Turkish President Recep Tayyip Erdogan has warned major global energy companies against making oil and gas deals with Cyprus, saying such agreements could affect their business in Turkey.
“It is impossible to appreciate that some energy companies are acting with, and becoming part of some irresponsible measures taken by, Greek Cypriots,” Erdogan said Monday while addressing a major petroleum conference in Istanbul.
The Turkish president said rich hydrocarbon resources in the eastern Mediterranean should belong to all Cypriots, including those in northern Cyprus, a breakaway statelet populated by Turks which is only recognized by Turkey.

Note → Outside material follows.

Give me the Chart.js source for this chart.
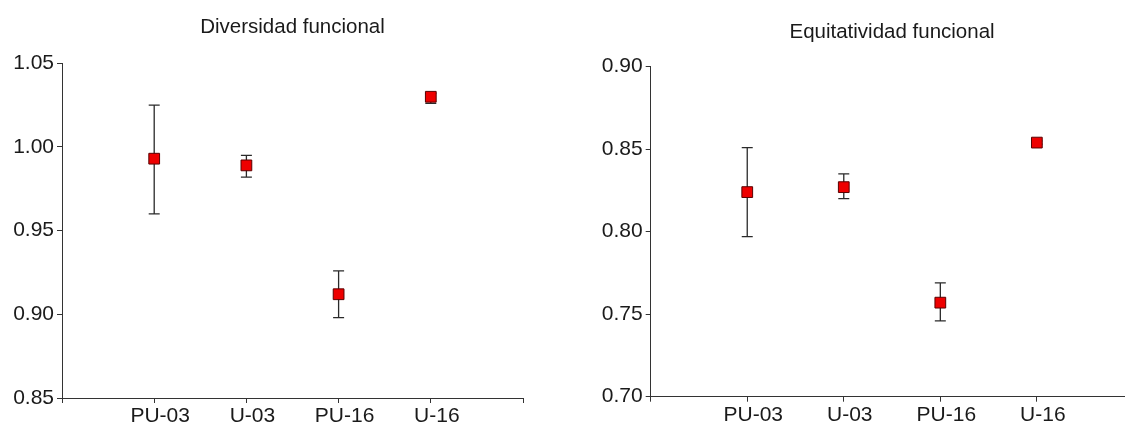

Erdogan said time was not ripe for energy companies to clinch deals with Cyprus as the United Nations and the international community were still seeking a solution to unite divided Cyprus. He warned those companies that such deals would affect their business in Turkey and may trigger further tension on the island.
“I want to remind them that they could lose a friend like Turkey,” Erdogan said, adding, “What we expect from anyone who takes sides in the developments in Cyprus is that they should refrain from steps that might pave the way for new tensions in the region.”
Erdogan regretted that the UN-backed peace talks collapsed Friday without an agreement.
He said an important opportunity was wasted during last week’s talks. “Unfortunately a big opportunity has been missed,” he said.
Turkey invaded Cyprus in 1974 and then occupied its northern third after the Greek side of the island was pondering a union with Greece through an Athens-inspired putsch. The divided island now has two governments, namely the Greek Cypriot Republic of Cyprus in the south and the self-declared Turkish Republic of Northern Cyprus (TRNC).